Well actually I'm having a CoAP server with CoAP clients which are in a NAT or private network, so in fact there a firewall in front of them before they reach an other network. So only the client can take the initiative to connect to the coap server. The server is not able to reach them except there is port forwarding enabled in the firewall/router. So I'm want to use Ping and Pong messages on the client initiative to ensure that the transport level is reliable and that the coap server is healthy.

I agree that for transport only I can use empty messages as well. However I was not able yet to get them work because due to a similar issue of ping/pong. Empty has code 0.00 or integer value 0. So it's not in the is_request range either, so I don't know yet how to use them. Except of hacking the tcp connection and use the _send_message function.

So what I'm actually want to do is build a mechanism were I can send ping/pong messages and if I don't get a reply withing X ping messages I consider the connection and/or server endpoint as dead. When a connection is being marked as "dead" I'll try to recreate a connection.

My primary goal is to ensure that the transport is reliable without sending "real requests". That's something that is mentioned in the signalling rfc 8323: https://tools.ietf.org/html/rfc8323#section-5.4 .

Do you have any purposes on how to implement them without breaking the request/response semantics?

chrysn commented 5 years ago

So just to make sure I understand your particular setup:

Server --- Internet --- Local router --- Client
                          with NAT

where the local router closes connections even though they are perfectly alive.

Do you do role reversal? (I.e. does your server send requests to the client?) Do you have observations running? Do you have requests that take so long to respond to that the connection is closed between request and response? If neither: Why does it matter whether the connection stays on -- for latency? How do you determine how often to send pings?

As long as aiocoap has no support for pings (which I'm fully for adding and appreciative of patches, but would first like to understand the problem to solve), what I'd suggest is a GET to a short or non-existing resource (eg. ctx.request(Message(code=GET, uri=hostname), handle_blockwise=False)), if you need to ship something fast; but I'm confident we can get to the point of what we really need here with a few exchanges.

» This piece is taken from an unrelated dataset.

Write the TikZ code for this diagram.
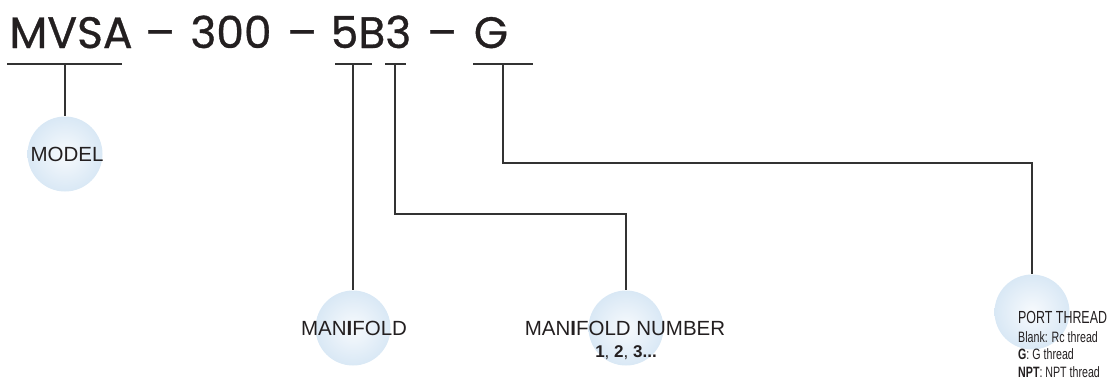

lcoudeville commented 5 years ago

Well actually I make a distinction between tcp and "coap" terms. I have a tcp client which acts as coap server and client over the same "coap context". I use a server context on both sides. (I've already described my setup in https://github.com/chrysn/aiocoap/pull/132)

The tcp client, which is a coap client and server, connects to a tcp server which also acts as a coap client and server. So the connection that is initiated by the client can be used in both directions, the tcp "server" can make requests to the "tcp client" and reversed.

Without persistent connection the server can't make a request if the client is not connected. Except port forwarding is configured on the router and the possibly client address(es) are known on the server.

In tcp terms:
Server -- Internet -- NAT -- Client

Coap:

Server/Client -- Internet -- NAT -- Client/Server

I'm aware of the fact that I can send GET messages to an "empty" resource, but I don't want to generate unnecessary load on the coap server.